44. Pertanto, laddove il presente giudizio dovesse estendersi alle questioni concernenti la partecipazione alla gara del raggruppamento temporaneo aggiudicatario, formato dalla Monteco e dal Consorzio Nazionale Servizi, dedotte dalla ricorrente Tekneko, si potrebbe pervenire ad una pronuncia di accertamento di una causa di esclusione del medesimo concorrente aggiudicatario, senza che a ciò consegua alcun utile per la parte ricorrente, poiché a sua volta già esclusa dalla gara.
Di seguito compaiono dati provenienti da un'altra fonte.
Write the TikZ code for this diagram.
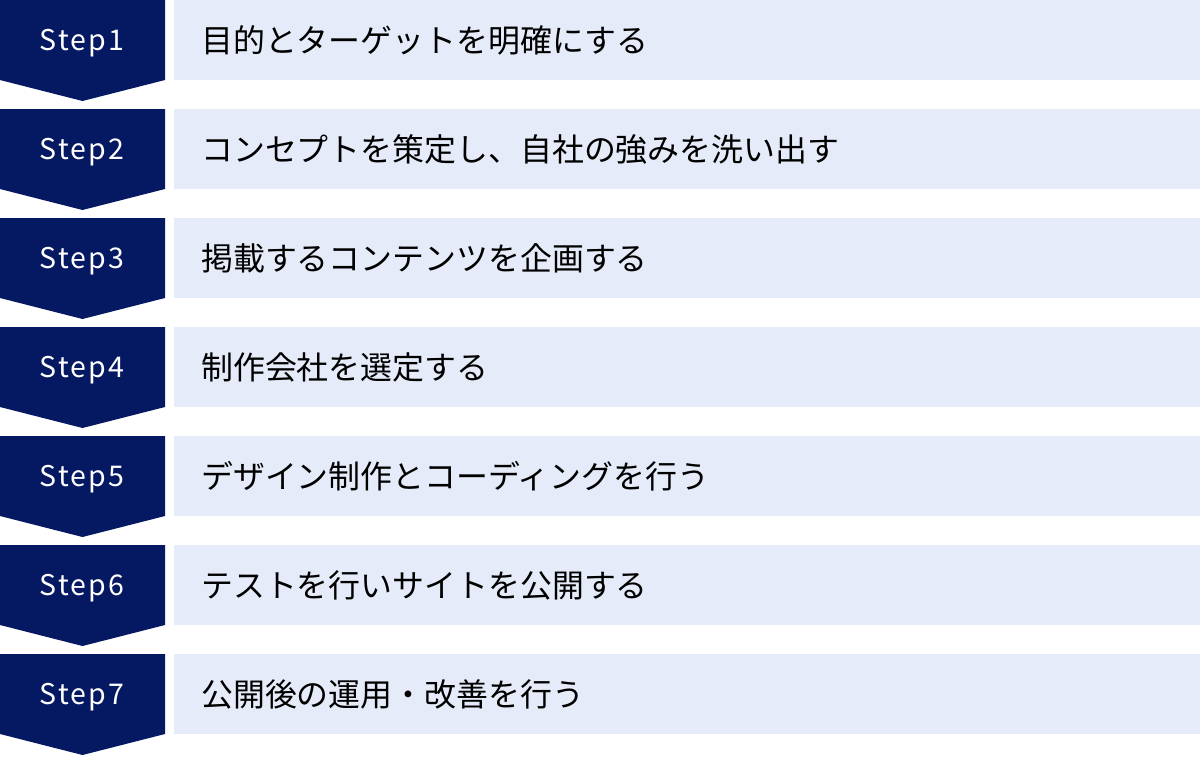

All’obiezione secondo cui una simile pronuncia soddisferebbe l’interesse strumentale alla rinnovazione della procedura di affidamento – in linea con l’orientamento della Corte di giustizia nella più volte citate sentenze Fastweb, Puligienica e Archus, deve tuttavia ribadirsi, per un verso, che l’interesse strumentale non sana la carenza di legittimazione ad agire in giudizio, quale condizione dell’azione avente carattere pregiudiziale rispetto alla prima, e per altro verso deve affermarsi che tale interesse può essere soddisfatto sollecitando il potere di autotutela decisoria dell’amministrazione, autonomo rispetto all’esito del presente contenzioso ”.
Emerge in definitiva che le censure dedotte da Tekneko sono state diffusamente esaminate e decise dalla sentenza di cui si chiede la revocazione e costituiscono proprio uno dei punti controversi su cui si è incentrata la decisione.
Ne segue l’inammissibilità del ricorso.
Le spese di giudizio seguono la soccombenza e si liquidano come in dispositivo.